Warner Bros is offering an online rental service on Facebook, giving the studio a new way to distribute films amid concerns by parent Time Warner that Netflix devalues movies and TV shows.
The studio is testing the service with rentals of “The Dark Knight,” according to a statement today from Burbank, California-based Warner Bros. Users can click a “rent” icon and pay a $3 fee with Facebook Credits, giving the social-networking service a slice of the revenue.
Facebook’s website, with more than 500 million users, offers a large base to help studios reach potential customers directly. Time Warner Chief Executive Officer Jeffrey Bewkes has said Netflix’s subscription for DVDs and unlimited streaming starting at $7.99 a month reduces the value of premium programming, and that he is considering making the company wait longer and pay more for TV shows and movies.

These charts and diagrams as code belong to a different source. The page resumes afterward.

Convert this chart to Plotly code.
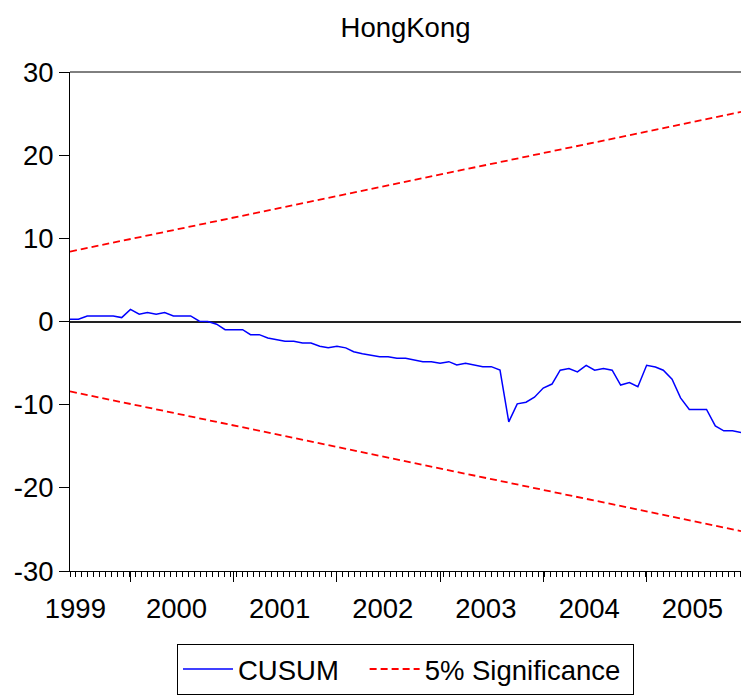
import pandas as pd
import plotly.graph_objects as go

# Monthly CUSUM statistic, June 1999 - December 2005
months = pd.date_range("1999-06-01", periods=79, freq="MS")
cusum = [
    0.27, 0.27, 0.67, 0.67, 0.67, 0.67, 0.47, 1.46, 0.87, 1.07,
    0.87, 1.07, 0.67, 0.67, 0.67, 0.03, 0.00, -0.32, -0.99, -0.99,
    -0.99, -1.58, -1.58, -1.98, -2.17, -2.38, -2.38, -2.58, -2.58, -2.97,
    -3.17, -2.97, -3.17, -3.64, -3.88, -4.08, -4.24, -4.24, -4.43, -4.43,
    -4.63, -4.83, -4.83, -5.03, -4.83, -5.23, -5.03, -5.23, -5.43, -5.43,
    -5.84, -12.07, -9.90, -9.70, -9.10, -8.00, -7.52, -5.86, -5.66, -6.06,
    -5.27, -5.86, -5.66, -5.86, -7.64, -7.33, -7.84, -5.27, -5.47, -5.86,
    -6.94, -9.19, -10.57, -10.57, -10.57, -12.55, -13.14, -13.14, -13.34,
]

# 5% significance bounds (straight lines between the first and last month)
band_dates = [months[0], months[-1]]
upper_band = [8.4, 25.2]
lower_band = [-8.4, -25.2]

# Axis labelling
year_labels = ["1999", "2000", "2001", "2002", "2003", "2004", "2005"]
year_label_dates = ["1999-06-20", "2000-06-12", "2001-06-12", "2002-06-12",
                    "2003-06-12", "2004-06-12", "2005-06-12"]
year_start_dates = ["2000-01-01", "2001-01-01", "2002-01-01",
                    "2003-01-01", "2004-01-01", "2005-01-01"]
small_tick_dates = pd.date_range("1999-06-01", "2005-12-01", freq="21D")
y_ticks = [-30, -20, -10, 0, 10, 20, 30]
y_labels = ["-30", "-20", "-10", "0", "10", "20", "30"]

FONT = "Liberation Sans, Arial, sans-serif"
FS = 27.5
x_range = ["1999-06-01", "2005-12-01"]
NBSP = "\u00a0"

fig = go.Figure()
fig.add_trace(go.Scatter(
    x=months, y=cusum, mode="lines", name="CUSUM" + NBSP * 2 + "\u2009",
    line=dict(color="#0000FF", width=1.5),
))
fig.add_trace(go.Scatter(
    x=band_dates, y=upper_band, mode="lines", name="5% Significance" + NBSP,
    line=dict(color="#FF0000", width=1.8, dash="7px,4px"),
))
fig.add_trace(go.Scatter(
    x=band_dates, y=lower_band, mode="lines", name="5% Significance",
    line=dict(color="#FF0000", width=1.8, dash="7px,4px"), showlegend=False,
))
# carrier for the secondary tick axis
fig.add_trace(go.Scatter(
    x=band_dates, y=[None, None], xaxis="x2", mode="lines",
    showlegend=False, hoverinfo="skip",
))

fig.update_layout(
    width=741, height=695,
    margin=dict(l=70, r=0, t=72, b=118),
    paper_bgcolor="white", plot_bgcolor="white",
    font=dict(family=FONT, size=FS, color="black"),
    title=dict(text="HongKong", x=0.5, xref="paper", y=1 - 27 / 695,
               yref="container", yanchor="middle", xanchor="center",
               font=dict(size=FS, color="black")),
    xaxis=dict(
        type="date", range=x_range, showgrid=False, zeroline=False,
        showline=True, linecolor="black", linewidth=1,
        tickmode="array", tickvals=year_label_dates, ticktext=year_labels,
        ticks="", ticklabelstandoff=13,
        minor=dict(tickmode="array", tickvals=year_start_dates, ticks="outside",
                   ticklen=10, tickwidth=1, tickcolor="black", showgrid=False),
    ),
    xaxis2=dict(
        type="date", range=x_range, overlaying="x", anchor="y", side="bottom",
        showgrid=False, zeroline=False, showline=False, showticklabels=False,
        tickmode="array", tickvals=list(small_tick_dates), ticks="outside",
        ticklen=5, tickwidth=1, tickcolor="black",
    ),
    yaxis=dict(
        range=[-30, 30], showgrid=False, showline=True, linecolor="black",
        linewidth=1, tickmode="array", tickvals=y_ticks, ticktext=y_labels,
        ticks="outside", ticklen=10, tickwidth=1, tickcolor="black",
        zeroline=True, zerolinecolor="#222222", zerolinewidth=2,
        ticklabelstandoff=0,
    ),
    legend=dict(
        orientation="h", x=0.5, xanchor="center", y=-0.1455, yanchor="top",
        bordercolor="black", borderwidth=1, bgcolor="white",
        font=dict(size=FS, color="black"), itemwidth=50,
    ),
    shapes=[dict(type="line", xref="paper", yref="paper", x0=0, x1=1, y0=1, y1=1,
                 line=dict(color="black", width=1))],
)

fig.write_html("out.html")
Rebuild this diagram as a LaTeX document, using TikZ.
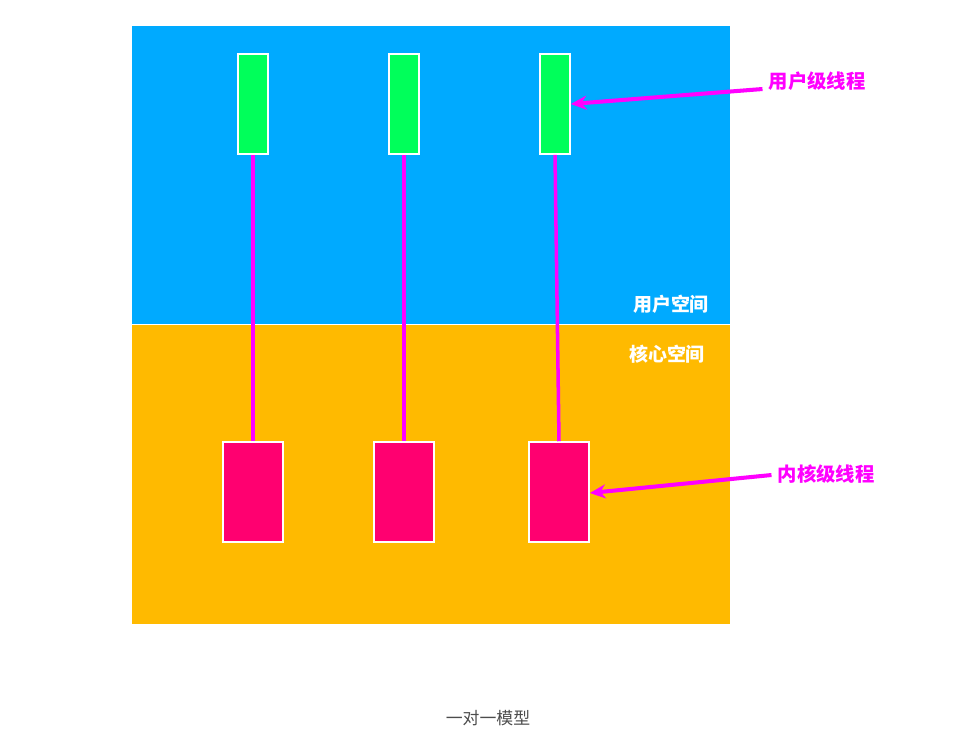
\documentclass[tikz,border=0pt]{standalone}
\usepackage{fontspec}
\usepackage{xcolor}
\usepackage{tikz}
\usetikzlibrary{arrows.meta, positioning}
\newfontfamily\cjk{Noto Sans CJK SC}
\definecolor{userblue}{HTML}{00AAFF}
\definecolor{kernorange}{HTML}{FFBA00}
\definecolor{ugreen}{HTML}{00FF5A}
\definecolor{kpink}{HTML}{FF0070}
\definecolor{mag}{HTML}{FF00FF}

\begin{document}
\begin{tikzpicture}[x=0.02cm,y=-0.02cm]
        \useasboundingbox (0,0) rectangle (976,752);
        % the two spaces
        \fill[userblue] (132,26) rectangle (730,324);
        \fill[kernorange] (132,325) rectangle (730,624);
        \begin{scope}[every node/.style={text=white,font=\cjk\bfseries\fontsize{10.8}{12}\selectfont}]
          \node (us) at (671,304) {用户空间};
          \node (ks) at (667,354) {核心空间};
        \end{scope}
        \begin{scope}[every node/.style={draw=white,line width=0.9pt,inner sep=0pt,minimum height=2cm}]
          \node[fill=ugreen,minimum width=0.6cm] (u1) at (253,104) {};
          \node[fill=ugreen,minimum width=0.6cm] (u2) at (404,104) {};
          \node[fill=ugreen,minimum width=0.6cm] (u3) at (555,104) {};
          \node[fill=kpink,minimum width=1.2cm] (k1) at (253,492) {};
          \node[fill=kpink,minimum width=1.2cm] (k2) at (404,492) {};
          \node[fill=kpink,minimum width=1.2cm] (k3) at (559,492) {};
        \end{scope}
        \begin{scope}[every edge/.style={draw=mag,line width=2pt}]
          \path (u1.south) edge (k1.north);
          \path (u2.south) edge (k2.north);
          \path (u3.south) edge (k3.north);
        \end{scope}
        \begin{scope}[every node/.style={text=mag,font=\cjk\bfseries\fontsize{11}{13}\selectfont}]
          \node (ulbl) at (817,81) {用户级线程};
          \node (klbl) at (826,474) {内核级线程};
        \end{scope}
        \begin{scope}[every edge/.style={draw=mag,line width=2.3pt,-{Stealth[length=9pt,width=8pt]}}]
          \path ([yshift=-0.16cm]ulbl.west) edge (u3.east);
          \path ([yshift=-0.02cm]klbl.west) edge ([yshift=-0.02cm]k3.east);
        \end{scope}
        \node[text=black!70,font=\cjk\fontsize{9.6}{11}\selectfont] (cap) at (488,718) {一对一模型};
      \end{tikzpicture}
\end{document}
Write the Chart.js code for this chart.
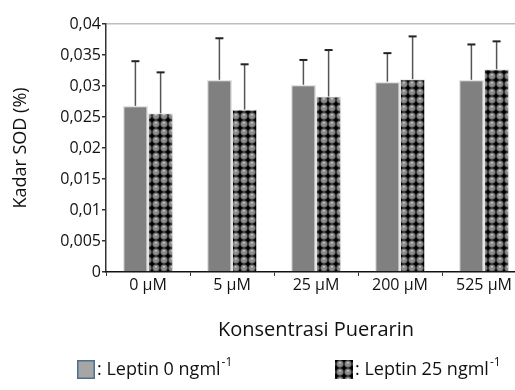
<!DOCTYPE html>
<html>
<head>
<meta charset="utf-8">
<script src="https://cdn.jsdelivr.net/npm/chart.js@4.4.0/dist/chart.umd.min.js"></script>
<style>
  body { margin: 0; overflow: hidden; background: #fff; }
  #wrap { position: absolute; left: 0; top: 0; width: 530px; height: 390px; }
</style>
</head>
<body>
<div id="wrap"><canvas id="sodChart"></canvas></div>
<script>
// data
const categories = ["0 µM", "5 µM", "25 µM", "200 µM", "525 µM"];
const leptin0 = [0.0268, 0.0310, 0.0302, 0.0307, 0.0310];
const leptin0Sd = [0.0072, 0.0067, 0.0040, 0.0046, 0.0057];
const leptin25 = [0.0256, 0.0262, 0.0283, 0.0311, 0.0327];
const leptin25Sd = [0.0066, 0.0073, 0.0075, 0.0069, 0.0045];
const yTicks = [0, 0.005, 0.01, 0.015, 0.02, 0.025, 0.03, 0.035, 0.04];

const FONT = "'Open Sans', sans-serif";

// circles on black pattern for the leptin 25 bars
function makePattern() {
    const c = document.createElement("canvas");
    c.width = 8;
    c.height = 8;
    const g = c.getContext("2d");
    g.fillStyle = "#000";
    g.fillRect(0, 0, 8, 8);
    g.fillStyle = "#8e8e8e";
    g.beginPath();
    g.arc(4, 4, 3.4, 0, Math.PI * 2);
    g.fill();
    g.strokeStyle = "#4a4a4a";
    g.lineWidth = 0.8;
    g.stroke();
    g.fillStyle = "#cfcfcf";
    g.fillRect(3, 2, 1.5, 1.5);
    return g.createPattern(c, "repeat");
}
const dotPattern = makePattern();

// error bars drawn on top of the bars
const errorBars = {
    id: "errorBars",
    afterDatasetsDraw(chart) {
        const ctx = chart.ctx;
        const yScale = chart.scales.y;
        const sds = [leptin0Sd, leptin25Sd];
        ctx.save();
        chart.data.datasets.forEach((ds, i) => {
            const meta = chart.getDatasetMeta(i);
            meta.data.forEach((bar, j) => {
                const top = yScale.getPixelForValue(ds.data[j] + sds[i][j]);
                const x = bar.x;
                ctx.strokeStyle = "#555";
                ctx.lineWidth = 1.5;
                ctx.beginPath();
                ctx.moveTo(x, bar.y);
                ctx.lineTo(x, top);
                ctx.stroke();
                ctx.strokeStyle = "#222";
                ctx.lineWidth = 2;
                ctx.beginPath();
                ctx.moveTo(x - 4, top);
                ctx.lineTo(x + 4, top);
                ctx.stroke();
            });
        });
        ctx.restore();
    }
};

// legend below the axis title, with superscript units
const legendBelow = {
    id: "legendBelow",
    afterDraw(chart) {
        const ctx = chart.ctx;
        const items = [
            { x: 77, fill: "#a6a6a6", border: "#4f6f8f", text: ": Leptin 0 ngml" },
            { x: 335, fill: dotPattern, border: null, text: ": Leptin 25 ngml" }
        ];
        const y = 360;
        ctx.save();
        items.forEach(it => {
            ctx.fillStyle = it.fill;
            ctx.fillRect(it.x, y, 18, 19);
            if (it.border) {
                ctx.strokeStyle = it.border;
                ctx.lineWidth = 1.5;
                ctx.strokeRect(it.x + 0.75, y + 0.75, 16.5, 17.5);
            }
            ctx.fillStyle = "#111";
            ctx.font = "18px " + FONT;
            ctx.textBaseline = "middle";
            ctx.textAlign = "left";
            const tx = it.x + 20;
            ctx.fillText(it.text, tx, y + 10);
            const w = ctx.measureText(it.text).width;
            ctx.font = "12px " + FONT;
            ctx.fillText("-1", tx + w + 1, y + 3);
        });
        ctx.restore();
    }
};

new Chart("sodChart", {
    type: "bar",
    data: {
        labels: categories,
        datasets: [{
            label: "Leptin 0 ngml-1",
            data: leptin0,
            backgroundColor: "#808080",
            borderColor: "#e4e4e4",
            borderWidth: 1.5,
            categoryPercentage: 0.6,
            barPercentage: 1.0
        }, {
            label: "Leptin 25 ngml-1",
            data: leptin25,
            backgroundColor: dotPattern,
            borderColor: "#e4e4e4",
            borderWidth: 1,
            categoryPercentage: 0.6,
            barPercentage: 1.0
        }]
    },
    options: {
        responsive: true,
        maintainAspectRatio: false,
        animation: false,
        layout: { padding: { top: 24, right: 4, bottom: 40, left: 0 } },
        plugins: {
            legend: { display: false },
            tooltip: { enabled: false }
        },
        scales: {
            y: {
                min: 0,
                max: 0.04,
                afterFit: s => { s.width = 106; },
                afterBuildTicks: s => { s.ticks = yTicks.map(v => ({ value: v })); },
                ticks: {
                    color: "#111",
                    font: { family: FONT, size: 16 },
                    padding: 1,
                    callback: v => String(Math.round(v * 1000) / 1000).replace(".", ",")
                },
                grid: {
                    color: c => (c.tick && c.tick.value === 0.04 ? "#bdbdbd" : "rgba(0,0,0,0)"),
                    tickColor: "#333",
                    tickLength: 4,
                    lineWidth: 1.5
                },
                border: { color: "#333", width: 1.5 },
                title: {
                    display: true,
                    text: "Kadar SOD (%)",
                    color: "#111",
                    font: { family: FONT, size: 18 },
                    padding: { top: 10, bottom: 0 }
                }
            },
            x: {
                afterFit: s => { s.height = 78; },
                ticks: {
                    color: "#111",
                    font: { family: FONT, size: 16 },
                    padding: 0
                },
                grid: {
                    offset: true,
                    drawOnChartArea: false,
                    color: "#333",
                    tickLength: 4
                },
                border: { color: "#111", width: 1.5 },
                title: {
                    display: true,
                    text: "Konsentrasi Puerarin",
                    color: "#111",
                    font: { family: FONT, size: 20 },
                    padding: { top: 0, bottom: 8 }
                }
            }
        }
    },
    plugins: [errorBars, legendBelow]
});
</script>
</body>
</html>
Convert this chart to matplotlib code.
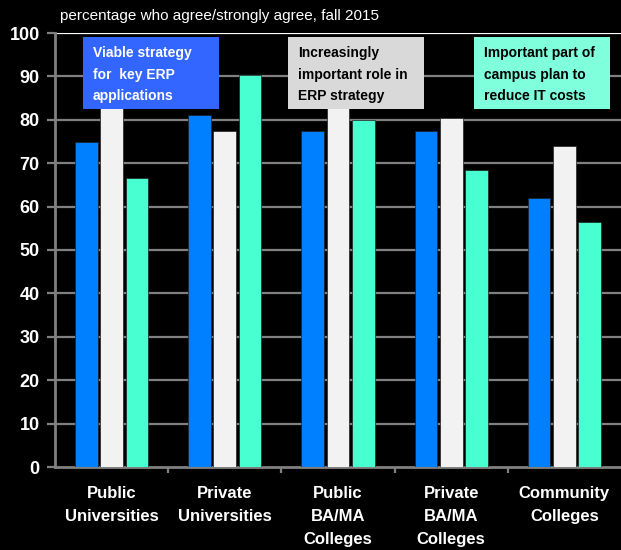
import matplotlib as mpl
import matplotlib.pyplot as plt
import numpy as np
from matplotlib.patches import Rectangle

mpl.rcParams['font.family'] = ['Liberation Sans', 'DejaVu Sans']

categorias = ['Public\nUniversities', 'Private\nUniversities', 'Public\nBA/MA\nColleges',
              'Private\nBA/MA\nColleges', 'Community\nColleges']
viable = [75, 81, 77.5, 77.5, 62]
creciente = [85, 77.5, 84, 80.5, 74]
reducir = [66.5, 90.3, 80, 68.5, 56.5]
series = [viable, creciente, reducir]
etiquetas = ['Viable strategy\nfor  key ERP\napplications',
             'Increasingly\nimportant role in\nERP strategy',
             'Important part of\ncampus plan to\nreduce IT costs']
yticks = list(range(0, 101, 10))

col_barras = ['#0080FF', '#F2F2F2', '#47FFD0']
col_cajas = ['#3366FF', '#D9D9D9', '#80FFDC']
col_textos = ['white', 'black', 'black']

fig = plt.figure(figsize=(6.21, 5.5), dpi=100, facecolor='black')
ax = fig.add_axes([55/621, 1 - 467/550, 566/621, 434/550], facecolor='black')

x = np.arange(len(categorias))
ancho = 0.2
desp = 0.224
for i, (vals, c) in enumerate(zip(series, col_barras)):
    ax.bar(x + (i - 1)*desp, vals, ancho, color=c, edgecolor='#202020', linewidth=0.5, zorder=3)

ax.set_xlim(-0.5, 4.5)
ax.set_ylim(0, 100)
ax.set_yticks(yticks)
ax.set_yticklabels([str(v) for v in yticks], fontsize=13, fontweight='bold', color='white')
for v in yticks[1:-1]:
    ax.axhline(v, color='#808080', linewidth=1.6, zorder=1)
ax.axhline(100, color='white', linewidth=1.6, zorder=1)

ax.set_xticks(x)
ax.set_xticklabels(categorias, fontsize=12, fontweight='bold', color='white', linespacing=1.65)
ax.tick_params(axis='x', length=0, pad=14)
ax.set_xticks(np.arange(0.5, 4.5, 1), minor=True)
ax.tick_params(axis='x', which='minor', length=4, width=1.6, color='#808080')
ax.tick_params(axis='y', length=6, width=1.6, color='#808080', pad=5)

for s in ['top', 'right']:
    ax.spines[s].set_visible(False)
for s in ['left', 'bottom']:
    ax.spines[s].set_color('#808080')
    ax.spines[s].set_linewidth(2)

# cajas de leyenda
cajas_x = [83, 288, 474]
for cx, txt, cc, ct in zip(cajas_x, etiquetas, col_cajas, col_textos):
    fig.patches.append(Rectangle((cx/621, 1 - 109/550), 136/621, 72/550,
                                 transform=fig.transFigure, facecolor=cc, edgecolor='none', zorder=5))
    fig.text((cx + 10)/621, 1 - 46/550, txt, fontsize=10, fontweight='bold', color=ct,
             ha='left', va='top', linespacing=1.7, zorder=6)

fig.text(60/621, 1 - 16/550, 'percentage who agree/strongly agree, fall 2015', fontsize=11,
         color='white', ha='left', va='center')

plt.savefig('out.png', dpi=100, facecolor='black')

“Facebook is a force to be reckoned with,” Youssef Squali, an analyst with Jefferies & Co in New York, said in a research note. “We expect the test will pick up steam as more titles become available, and given the higher profitability of digital distribution for film studios, we expect more film studios to sign on as well.”
Under the programme, selected movies will be available on each film’s official Facebook page, starting today with “The Dark Knight,” Warner Bros said in the statement. With the test, Warner Bros joins a group that includes Amazon.com, which introduced a movie-download service in February through its Prime business, Comcast’s TV Everywhere initiative and Time Warner’s HBO Go.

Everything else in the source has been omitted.